Thread: My problem with this critique has always been that the actual point of most academic presentations of the problem since the first article-length discussion of it by Judith Jarvis Thomson is precisely to demonstrate that it *isn't* true that consequences justify murder! https://twitter.com/NathanJRobinson/status/1297368104650055681
Read the article! Thomson is precisely saying that calculations about numbers of people saved and killed *can't* justify actively intervening in a situation to take lives. She agrees with Robinson and Rennix.

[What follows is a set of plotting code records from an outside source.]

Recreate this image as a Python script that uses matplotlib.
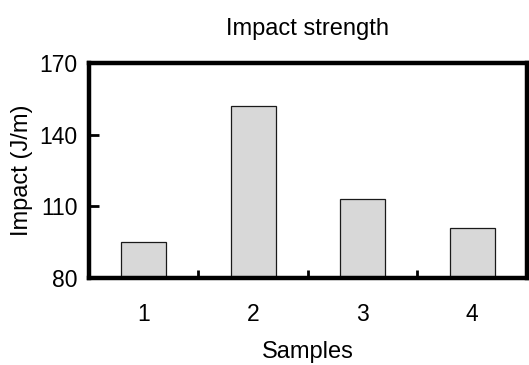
import matplotlib
matplotlib.use('Agg')
import matplotlib.pyplot as plt
import numpy as np

samples = ['1', '2', '3', '4']
impact = [95, 152, 113, 101]
y_ticks = [80, 110, 140, 170]

plt.rcParams['font.family'] = ['Liberation Sans', 'DejaVu Sans']

fig = plt.figure(figsize=(5.29, 3.65), dpi=100)
ax = fig.add_axes([0.168, 0.238, 0.828, 0.589])

x = np.arange(len(samples))
ax.bar(x, impact, width=0.41, bottom=0, color='#d8d8d8', edgecolor='#1a1a1a', linewidth=0.9)

ax.set_xlim(-0.5, len(samples) - 0.5)
ax.set_ylim(80, 170)
ax.set_yticks(y_ticks)
ax.set_xticks(x)
ax.set_xticklabels(samples)
ax.set_xticks(x[:-1] + 0.5, minor=True)

for s in ax.spines.values():
    s.set_linewidth(3.2)

ax.tick_params(axis='x', which='major', length=0, pad=18, labelsize=16.5)
ax.tick_params(axis='x', which='minor', direction='in', length=6, width=2)
ax.tick_params(axis='y', direction='in', length=7, width=2, pad=8, labelsize=16.5)

ax.set_title('Impact strength', fontsize=17, pad=20)
ax.set_xlabel('Samples', fontsize=17, labelpad=11)
ax.set_ylabel('Impact (J/m)', fontsize=17, labelpad=5)

fig.savefig('out.png', dpi=100)
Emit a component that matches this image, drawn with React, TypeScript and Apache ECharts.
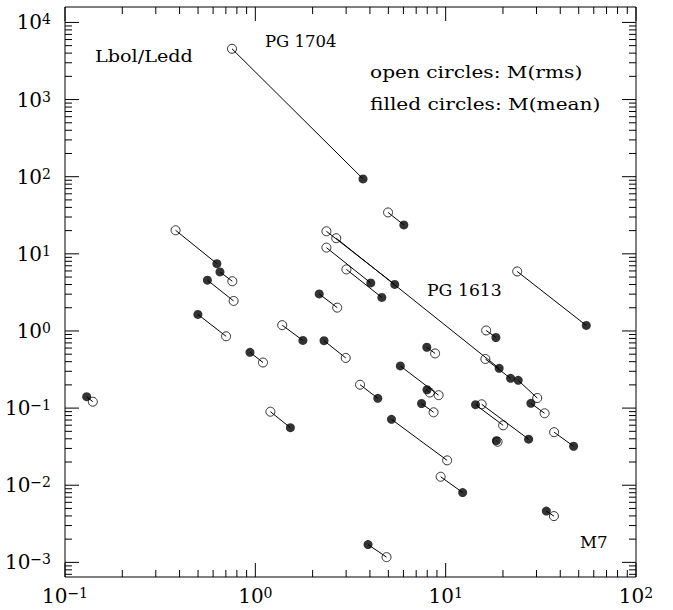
import React, { useEffect, useRef } from "react";
import * as echarts from "echarts";

const FONT = "'DejaVu Serif', 'Liberation Serif', serif";

// open circles: M(rms)  (x, Lbol/Ledd)
const rmsX = [0.754, 0.381, 0.757, 0.769, 0.702, 1.097, 0.14, 1.2, 1.384, 2.985, 2.693, 2.363, 2.661, 2.363, 3.01, 4.98, 23.76, 16.32, 16.17, 30.27, 33.1, 20.05, 15.46, 18.74, 37.13, 37.05, 9.18, 8.25, 8.8, 3.55, 8.64, 10.18, 9.41, 4.89];
const rmsY = [4550, 20.2, 4.41, 2.45, 0.853, 0.39, 0.121, 0.0898, 1.189, 0.447, 2.006, 19.6, 15.94, 12.04, 6.28, 34.4, 5.91, 1.015, 0.433, 0.135, 0.0856, 0.0598, 0.112, 0.0366, 0.0487, 0.00398, 0.147, 0.159, 0.511, 0.201, 0.0882, 0.021, 0.01288, 0.00117];
// filled circles: M(mean)
const meanX = [3.68, 0.628, 0.652, 0.56, 0.499, 0.937, 0.13, 1.528, 1.778, 2.296, 2.166, 5.4, 19.1, 4.04, 4.62, 6.03, 54.8, 18.36, 21.93, 24.05, 28.04, 14.35, 27.28, 18.47, 47.0, 33.8, 5.78, 7.98, 7.96, 4.4, 7.47, 5.19, 12.28, 3.91];
const meanY = [93.7, 7.46, 5.82, 4.55, 1.64, 0.529, 0.1405, 0.0557, 0.753, 0.748, 3.02, 4.01, 0.328, 4.19, 2.72, 23.7, 1.178, 0.823, 0.243, 0.229, 0.1154, 0.1107, 0.0395, 0.0378, 0.032, 0.00462, 0.352, 0.173, 0.615, 0.134, 0.1147, 0.0716, 0.00804, 0.0017];

const X_MIN = 0.1;
const X_MAX = 100;
const Y_MIN = 0.000646;
const Y_MAX = 15850;

const xDecades = [0.1, 1, 10];
const yDecades = [0.0001, 0.001, 0.01, 0.1, 1, 10, 100, 1000, 10000];
const xMajorTicks = [0.1, 1, 10, 100];
const yMajorTicks = [0.001, 0.01, 0.1, 1, 10, 100, 1000, 10000];
const minorMultipliers = [2, 3, 4, 5, 6, 7, 8, 9];

const annotations = [
  { text: "Lbol/Ledd", x: 95, baseline: 61.7, scaleX: 1.2 },
  { text: "PG 1704", x: 265, baseline: 46.7, scaleX: 1.03 },
  { text: "open circles: M(rms)", x: 370, baseline: 77.5, scaleX: 1.26 },
  { text: "filled circles: M(mean)", x: 370, baseline: 110, scaleX: 1.26 },
  { text: "PG 1613", x: 427, baseline: 296.7, scaleX: 1.08 },
  { text: "M7", x: 580, baseline: 548.3, scaleX: 1.04 },
];

const MAJOR_LEN = 14;
const MINOR_LEN = 7;

function expLabel(v: number): string {
  const e = Math.log10(v);
  const r = Math.round(e);
  if (Math.abs(e - r) > 1e-6) return "";
  const s = r < 0 ? "\u2212" + String(-r) : String(r);
  return "{b|10}{s|" + s + "}";
}

const richStyle = {
  b: { fontSize: 20, fontFamily: FONT, color: "#000", lineHeight: 20 },
  s: { fontSize: 14, fontFamily: FONT, color: "#000", lineHeight: 17, verticalAlign: "top" },
};

function minorValues(decades: number[], lo: number, hi: number): number[] {
  const out: number[] = [];
  decades.forEach((d) => {
    minorMultipliers.forEach((m) => {
      const v = d * m;
      if (v >= lo && v <= hi) out.push(v);
    });
  });
  return out;
}

export default function App() {
  const ref = useRef<HTMLDivElement>(null);

  useEffect(() => {
    if (!ref.current) return;
    const chart = echarts.init(ref.current, undefined, { renderer: "svg" });

    const xMinor = minorValues(xDecades, X_MIN, X_MAX);
    const yMinor = minorValues(yDecades, Y_MIN, Y_MAX);

    const pairs = rmsX.map((_, i) => ({
      coords: [
        [rmsX[i], rmsY[i]],
        [meanX[i], meanY[i]],
      ],
    }));

    const option: any = {
      animation: false,
      backgroundColor: "#fff",
      grid: {
        left: 65,
        right: 37,
        top: 7,
        bottom: 33,
        show: true,
        borderColor: "#000",
        borderWidth: 1,
        backgroundColor: "transparent",
      },
      xAxis: {
        type: "log",
        logBase: 10,
        min: X_MIN,
        max: X_MAX,
        axisLine: { show: false },
        axisTick: { show: false },
        splitLine: { show: false },
        axisLabel: { formatter: expLabel, rich: richStyle, margin: 9 },
      },
      yAxis: {
        type: "log",
        logBase: 10,
        min: Y_MIN,
        max: Y_MAX,
        axisLine: { show: false },
        axisTick: { show: false },
        splitLine: { show: false },
        axisLabel: { formatter: expLabel, rich: richStyle, margin: 14 },
      },
      series: [
        {
          type: "lines",
          coordinateSystem: "cartesian2d",
          polyline: false,
          silent: true,
          lineStyle: { color: "#000", width: 1, opacity: 1 },
          data: pairs,
          z: 1,
        },
        {
          type: "scatter",
          name: "M(rms)",
          symbol: "circle",
          symbolSize: 9,
          silent: true,
          itemStyle: { color: "rgba(0,0,0,0)", borderColor: "#000", borderWidth: 1 },
          data: rmsX.map((x, i) => [x, rmsY[i]]),
          z: 3,
        },
        {
          type: "scatter",
          name: "M(mean)",
          symbol: "circle",
          symbolSize: 9,
          silent: true,
          itemStyle: { color: "#000" },
          data: meanX.map((x, i) => [x, meanY[i]]),
          z: 4,
        },
        {
          type: "custom",
          silent: true,
          clip: false,
          z: 5,
          data: [[1, 1]],
          renderItem: (_params: any, api: any) => {
            const children: any[] = [];
            const tl = api.coord([X_MIN, Y_MAX]);
            const br = api.coord([X_MAX, Y_MIN]);
            const left = tl[0];
            const top = tl[1];
            const right = br[0];
            const bottom = br[1];
            const seg = (x1: number, y1: number, x2: number, y2: number) =>
              children.push({
                type: "line",
                shape: { x1, y1, x2, y2 },
                style: { stroke: "#000", lineWidth: 1 },
              });
            const xt = (v: number, len: number) => {
              const px = api.coord([v, Y_MIN])[0];
              seg(px, bottom, px, bottom - len);
              seg(px, top, px, top + len);
            };
            const yt = (v: number, len: number) => {
              const py = api.coord([X_MIN, v])[1];
              seg(left, py, left + len, py);
              seg(right, py, right - len, py);
            };
            xMajorTicks.forEach((v) => xt(v, MAJOR_LEN));
            xMinor.forEach((v) => xt(v, MINOR_LEN));
            yMajorTicks.forEach((v) => yt(v, MAJOR_LEN));
            yMinor.forEach((v) => yt(v, MINOR_LEN));
            return { type: "group", children };
          },
        },
      ],
      graphic: annotations.map((a) => ({
        type: "text",
        x: a.x,
        y: a.baseline - 5.6,
        scaleX: a.scaleX,
        silent: true,
        style: {
          text: a.text,
          fontSize: 16,
          fontFamily: FONT,
          fill: "#000",
          align: "left",
          verticalAlign: "middle",
        },
      })),
    };

    chart.setOption(option);
    return () => {
      chart.dispose();
    };
  }, []);

  return (
    <div
      ref={ref}
      style={{ position: "fixed", left: 0, top: 0, width: 673, height: 610, background: "#fff" }}
    />
  );
}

https://learning.hccs.edu/faculty/david.poston/phil1301.80361/readings-for-march-31/JJ%20Thomson%20-%20Killing-%20Letting%20Die-%20and%20the%20Trolley%20Problem.pdf
It was first formulated by Philippa Foot as a throwaway example in a discussion of other issues (her overall point in context was to argue that Catholic moral teachings prohibit abortion were misguided) but as far as I know the JJT article is the first extended discussion of it.
And in 99% of cases where philosophy profs start drawing trolley tracks on the whiteboard for ethics classes, their point is to present it as a *problem* for utilitarianism. Like, you do the first version where most people have a utilitarian reaction:

https://chaospet.com/30-the-trolley-case/
...and then the punchline is the second version that's precisely designed to elicit an extremely anti-utilitarian "good Lord that's just murder" reaction:

https://chaospet.com/31-trolley-problem-again/
This is a way of getting students to *question* utilitarianism so they take e.g. Kant more seriously.
If your impression of the Trolley Problem were derived from watching the Good Place and reading trolley memes on Facebook you might get the impression that the whole thing is an exercise to get people to be willing to make steely-eyed calculations about lives lost and saved, but:
Trust me when I say that academic discussion of it and use of it in classroom contexts usually has exactly the opposite point. I'm a fan of both authors but this all feels a little bit like accusing statisticians of not understanding that correlation=/=causation.